Indications for imaging -- MRI (magnetic resonance imaging):

- Chronic neck pain (= after 3 months conservative treatment), radiographs normal, neurologic signs or symptoms present

- Neck pain with radiculopathy if severe or progressive neurologic deficit

- Chronic neck pain, radiographs show spondylosis, neurologic signs or symptoms present

- Chronic neck pain, radiographs show old trauma, neurologic signs or symptoms present

- Chronic neck pain, radiographs show bone or disc margin destruction

- Suspected cervical spine trauma, neck pain, clinical findings suggest ligamentous injury (sprain), radiographs and/or CT "normal"

- Known cervical spine trauma: equivocal or positive plain films with neurological deficit

As noted above, Claimant, as the party appealing the IRO decision, bears the burden of overcoming that decision by the preponderance of evidence-based medical evidence; the terms “medical evidence” and “evidence-based medicine” are not synonymous, and must remain carefully distinguished from one another.

Dr. S’s testimony in support of Claimant’s position consisted solely of his professional opinion, which is medical evidence, but is not evidence-based medicine. Since Claimant has not presented evidence-based medical evidence in support of her position, it must be determined that Claimant has not met her burden of proof to overturn the IRO’s decision, and a decision in Carrier’s favor therefore must be entered as to the sole issue presented for resolution herein.

Even though all the evidence presented may not have been discussed in detail, it was considered; the Findings of Fact and Conclusions of Law are based on all of the evidence presented.

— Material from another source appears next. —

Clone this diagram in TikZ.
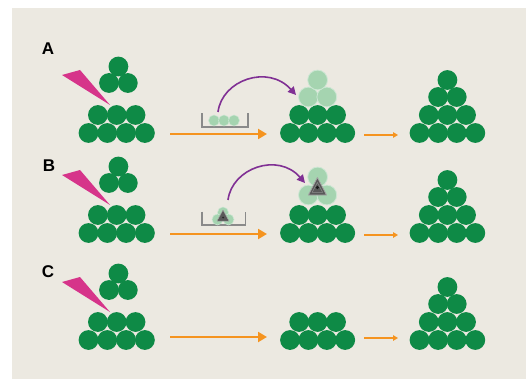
\documentclass[tikz,border=0pt]{standalone}
\usepackage{fontspec}
\setmainfont{Liberation Sans}
\usetikzlibrary{arrows.meta}
\definecolor{leafgreen}{RGB}{14,138,70}
\definecolor{palegreen}{RGB}{165,212,176}
\definecolor{wedgepink}{RGB}{214,52,138}
\definecolor{arcpurple}{RGB}{128,48,148}
\definecolor{floworange}{RGB}{245,148,32}
\definecolor{troughgray}{RGB}{138,138,138}
\definecolor{paper}{RGB}{236,233,225}

\begin{document}
\begin{tikzpicture}[x=1pt, y=-1pt]
    \tikzstyle{ball} = [circle, fill=leafgreen, minimum size=19.8pt, inner sep=0pt]
    \tikzstyle{ghost} = [circle, fill=palegreen, draw=palegreen!55!white, line width=0.8pt, minimum size=19.8pt, inner sep=0pt]
    \tikzstyle{bead} = [circle, fill=palegreen, draw=palegreen!55!white, line width=0.5pt, minimum size=11pt, inner sep=0pt]
    \tikzstyle{flow} = [draw=floworange, line width=2pt, -{Triangle[length=9pt, width=10pt]}]
    \tikzstyle{flowshort} = [draw=floworange, line width=1.5pt, -{Triangle[length=5pt, width=5.5pt]}]
    \tikzstyle{carry} = [draw=arcpurple, line width=1.6pt, -{Triangle[length=8pt, width=8pt]}]
    \tikzstyle{trough} = [draw=troughgray, line width=1.8pt]
    \tikzstyle{panel} = [font=\fontsize{17}{17}\selectfont\bfseries, inner sep=0pt]
    \tikzstyle{marker} = [fill=black!65, draw=black!35, line width=0.8pt, line join=round]

    % Paper
    \fill[white] (0,0) rectangle (526,379);
    \fill[paper] (12,8) rectangle (526,379);

    % Panel letters
    \node[panel] (lblA) at (48,49) {A};
    \node[panel] (lblB) at (49,166) {B};
    \node[panel] (lblC) at (48,272) {C};

    % Rows: broken pyramid, base pyramid, full pyramid
    \foreach \r/\y/\ya in {a/133/134, b/233/234, c/340/337} {
        \foreach \i in {0,...,3} \node[ball] (\r-l1\i) at (88.5+18.8*\i,\y) {};
        \foreach \i in {0,1,2} \node[ball] (\r-l2\i) at (97.9+18.8*\i,\y-18) {};
        \node[ball] (\r-f0) at (109,\y-50) {};
        \node[ball] (\r-f1) at (127.8,\y-50) {};
        \node[ball] (\r-f2) at (118.4,\y-66.5) {};
        \fill[wedgepink] (62,\y-58) -- (80,\y-63) -- (110,\y-28) -- cycle;

        \foreach \i in {0,...,3} \node[ball] (\r-m1\i) at (290+18.4*\i,\y) {};
        \foreach \i in {0,1,2} \node[ball] (\r-m2\i) at (299.2+18.4*\i,\y-18) {};

        \foreach \i in {0,...,3} \node[ball] (\r-r1\i) at (419.5+18.6*\i,\y) {};
        \foreach \i in {0,1,2} \node[ball] (\r-r2\i) at (428.8+18.6*\i,\y-18) {};
        \foreach \i in {0,1} \node[ball] (\r-r3\i) at (438.1+18.6*\i,\y-36) {};
        \node[ball] (\r-r4) at (447.4,\y-53) {};

        \coordinate (\r-go) at (170,\ya);
        \coordinate (\r-in) at (267,\ya);
        \coordinate (\r-out) at (364,\ya+1);
        \coordinate (\r-end) at (398,\ya+1);
        \draw[flow] (\r-go) -- (\r-in);
        \draw[flowshort] (\r-out) -- (\r-end);
    }

    % A: loose beads carried to the top
    \draw[trough] (201.7,113.3) -- (201.7,126.7) -- (248,126.7) -- (248,113.3);
    \node[bead] (a-bead0) at (214,120.5) {};
    \node[bead] (a-bead1) at (224,120.5) {};
    \node[bead] (a-bead2) at (234,120.5) {};
    \node[ghost] (a-g0) at (308.4,97) {};
    \node[ghost] (a-g1) at (326.8,97) {};
    \node[ghost] (a-g2) at (317.6,80) {};
    \coordinate (a-lift) at (218,112);
    \coordinate (a-drop) at (296,95);
    \draw[carry] (a-lift) .. controls (222,80) and (268,64) .. (a-drop);

    % B: marked cluster carried to the top
    \draw[trough] (201.7,211.7) -- (201.7,225) -- (245.5,225) -- (245.5,211.7);
    \node[bead] (b-bead0) at (223,212.5) {};
    \node[bead] (b-bead1) at (217.5,219.5) {};
    \node[bead] (b-bead2) at (228.5,219.5) {};
    \draw[marker, line width=0.5pt] (223,210) -- (217,221) -- (229,221) -- cycle;
    \fill[black!85] (223,217.5) circle (1);
    \node[ghost] (b-g0) at (308.4,195) {};
    \node[ghost] (b-g1) at (326.8,195) {};
    \node[ghost] (b-g2) at (317.6,177) {};
    \draw[marker] (317.4,177.5) -- (308.4,195) -- (326.6,195) -- cycle;
    \draw[black!45, line width=0.5pt] (317.4,182.5) -- (312.2,192.3) -- (322.6,192.3) -- cycle;
    \fill[black!90] (317.4,187.5) circle (1.8);
    \coordinate (b-lift) at (228,200);
    \coordinate (b-drop) at (305,183);
    \draw[carry] (b-lift) .. controls (232,168) and (278,152) .. (b-drop);
\end{tikzpicture}
\end{document}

  1. On ______________, Claimant was employed by (Employer).
  2. On ______________, Employer subscribed to a policy of workers' compensation insurance issued by the American Home Assurance Company, Carrier.
  3. On ______________, Claimant's residence was located within seventy-five miles of the (City) office of the Texas Department of Insurance, Division of Workers' Compensation.
  4. Carrier delivered to Claimant a single document stating the true corporate name of Carrier, and the name and street address of Carrier’s registered agent, which document was admitted into evidence as Hearing Officer’s Exhibit Number 2.
  5. On ______________, Claimant sustained damage or harm to the physical structure of her body while she was within the course and scope of her employment with Employer.
  6. The injury referenced in the previous Finding of Fact arose out of Claimant's employment with Employer.
  7. A repeat cervical MRI, without contrast, is not health care reasonably required for Claimant’s compensable injury of ______________.


  1. The Texas Department of Insurance, Division of Workers’ Compensation, has jurisdiction to hear this case.
  2. Venue is proper in the (City) Field Office.
  3. The preponderance of the evidence-based medicine is not contrary to the decision of the Independent Review Organization that a repeat cervical MRI, without contrast, is not health care reasonably required for Claimant’s compensable injury of ______________.


Claimant is not entitled to a repeat cervical MRI, without contrast, for her compensable injury of ______________.


Carrier is not liable for the benefits at issue in this hearing. Claimant remains entitled to medical benefits for the compensable injury in accordance with §408.021.

The true corporate name of the insurance carrier is AMERICAN HOME ASSURANCE COMPANY, and the name and address of its registered agent for service of process is



AUSTIN, TEXAS 78701-3232

Signed this 23rd day of September, 2010.